There are three obvious reasons why website solution providers don’t push Analytics as much as they should:
1. The Clients don’t demand it
2. The Website provider does not understand it, or have the capacity to analyse the data.
3. The website company actually doesn’t want the client to understand how the website is working. A lot of companies and website solution providers still view websites as an open and shut project, a project with a finite end. So why report on anything about it when the project is finished. In addition why expose yourself to potentially damning data.
The truth is that all of these reasons are part of the old world of website’s, Web 1.0 as it is so charmingly referred to.
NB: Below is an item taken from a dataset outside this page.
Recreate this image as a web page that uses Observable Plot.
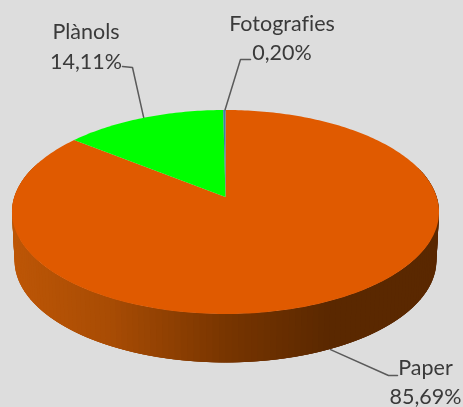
<!DOCTYPE html>
<html>
<head>
<meta charset="utf-8">
<script src="https://cdn.jsdelivr.net/npm/d3@7"></script>
<script src="https://cdn.jsdelivr.net/npm/@observablehq/plot@0.6"></script>
<style>
html,body{margin:0;padding:0;background:#dddddd;overflow:hidden}
svg{display:block;filter:blur(0.55px)}
svg text{font-variant-ligatures:none}
</style>
</head>
<body>
<div id="chart"></div>
<script>
// Data, in clockwise drawing order from twelve o'clock
const categories = ["Paper", "Plànols", "Fotografies"];
const shares = [85.69, 14.11, 0.20];
const sliceColors = ["#e05a00", "#00ff00", "#3f7fa8"];

// Label layout
const labelX = [425, 85.5, 281.5];
const nameBaseline = [374, 38, 30];
const valueBaseline = [403, 68, 59];
const elbowX = [388, 132, 240];
const elbowY = [375, 67, 59];
const leaderEndX = [397, 122, 250];
const leaderEndY = [375, 66, 59];

// Disc projection (perspective tilt)
const cx = 225.5, apexY = 197, rimX = 211.2, rimY = 99.8, persp = 0.147;
const depth = 48.5, bottomShrink = 0.988;
const project = (deg, lift = 0) => {
  const a = deg * Math.PI / 180, u = Math.sin(a), v = Math.cos(a), s = 1 / (1 + persp * v);
  const sx = lift ? bottomShrink : 1;
  return [cx + rimX * u * s * sx, apexY - rimY * v * s + lift];
};
const range = (a, b, n) => d3.range(n + 1).map(i => a + (b - a) * i / n);

// Slice angles
let acc = 0;
const slices = categories.map((name, i) => {
  const start = acc / 100 * 360; acc += shares[i];
  return {name, start, end: acc / 100 * 360, color: sliceColors[i]};
});

// Face fans
const faceRows = slices.flatMap(s =>
  range(s.start, s.end, Math.max(2, Math.ceil(s.end - s.start))).map(deg => {
    const [x, y] = project(deg);
    return {name: s.name, color: s.color, x1: cx, y1: apexY, x2: x, y2: y};
  }));

// Side wall bands, painted right to left with overlap so no seams show
const shade = d3.scaleLinear().domain([12, 110, 225, 330, 440]).range(["#bd5606", "#a84c04", "#783500", "#5a2800", "#5a2800"]);
const step = 1.5;
const sideAngles = d3.range(72, 288, step);
const sideRows = sideAngles.flatMap((a, i) => {
  const color = shade(project(a + step / 2)[0]);
  return [a, a + step * 3].map(deg => {
    const [x1, y1] = project(deg), [x2, y2] = project(deg, depth);
    return {band: String(i).padStart(4, "0"), color, x1, y1, x2, y2};
  });
});

// Leaders
const midAngle = s => (s.start + s.end) / 2;
const leaderRows = slices.flatMap((s, i) => {
  const front = Math.cos(midAngle(s) * Math.PI / 180) < 0;
  const [x, y] = project(midAngle(s), front ? depth : 0);
  return [[x, y], [elbowX[i], elbowY[i]], [leaderEndX[i], leaderEndY[i]]].map(p => ({name: s.name, x: p[0], y: p[1]}));
});

const labels = slices.map((s, i) => ({
  x: labelX[i], name: s.name, value: shares[i].toFixed(2).replace(".", ",") + "%",
  nameY: nameBaseline[i], valueY: valueBaseline[i]
}));

const textOpts = {x: "x", fontFamily: "Lato", fontSize: 21.5, fill: "#3a3a3a", lineAnchor: "bottom", textAnchor: "middle"};

const chart = Plot.plot({
  width: 463, height: 407, margin: 0,
  x: {domain: [0, 463], range: [0, 463], axis: null},
  y: {domain: [0, 407], range: [0, 407], axis: null},
  style: {background: "transparent"},
  marks: [
    Plot.line(leaderRows, {x: "x", y: "y", z: "name", stroke: "#5a5a5a", strokeWidth: 1.5, curve: "linear"}),
    Plot.area(sideRows, {x1: "x1", y1: "y1", x2: "x2", y2: "y2", z: "band", fill: "color"}),
    Plot.area(faceRows, {x1: "x1", y1: "y1", x2: "x2", y2: "y2", z: "name", fill: "color"}),
    Plot.text(labels, {...textOpts, y: "nameY", text: "name"}),
    Plot.text(labels, {...textOpts, y: "valueY", text: "value"})
  ]
});
document.getElementById("chart").append(chart);
</script>
</body>
</html>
A website cannot be looked at like a finite project. Analytics and reporting offers us the opportunity to analyse what may not be working and to fix it.
On deeper levels we can actually extract information which can become critical to the bottom line of the business. For instance wouldn’t you like to know what the most pertinent questions are about your company or product? How about a breakdown of these questions by province with a real time report, that a marketing department can access so that they can ensure that these questions are answered in all marketing collateral.
How about understanding which of your product features clients really want instead of the ones they can only afford to buy, I’ve seen that one answered before with the reward being a reconfigured sales package and a substantial increase in sales. Okay, I’m getting too excited now.
Although, if you think I’m excited, there is very little that compares to the tangible excitement of a business owner who realises for the first time that this data is readily available, and that they are seeing real insights into parts of their business and customer behaviour that they previously did not know existed.
We Have Something for Everyone
Customisable reports in Analytics also offer the opportunity to offer different pieces of segmented data to different levels of the organisation. And this for me is the greatest source of long term Analytics joy.
A good analytics implementation will give you clear insights into the website metrics that affect your business, a great analytics implementation will give every level of your organisation an insight into how their role in the website and related activities affect your business.
A custom report for marketing for instance can deal with the questions users have, what products and content attract them to the website, which pieces of content chase them away, what website content engagements increase their propensity to purchase… the list goes on.
Where Will We Go?
I’m very confident that Analytics and Reporting will continue to grow radically. I’m not going to say that 2011 is the year of analytics, because it doesn’t work like that. The progress companies will make in utilising the services of Analysis and Reporting will be far more subtle, although the improvement to their business will not be as subtle (in a positive way!).
Analysis and Reporting cannot but become more pervasive because of the insight and benefit it provides. It is also never going to become a totally automated process the role of the Analyst will always be critical in this relationship. As good as reporting systems may get they will never really be able to totally investigate, understand and draw conclusions the behaviour of human interaction online. There will always need to be someone with an advanced understanding of how websites, marketing and users all relate to each other and work.
One of the simple and most important things about Analytics and Reporting is that it removes much of the guess work. The kind of guess work you get in Agency and Client Company meetings where everyone has a shot at second guessing the needs of the customer, and the opinion that wins is generally directly related to the rank of the owner of that opinions position in the Organisation. With good Analysis and Reporting you should have a clear view of the customer’s needs and at the end of the day no-one out ranks the customer.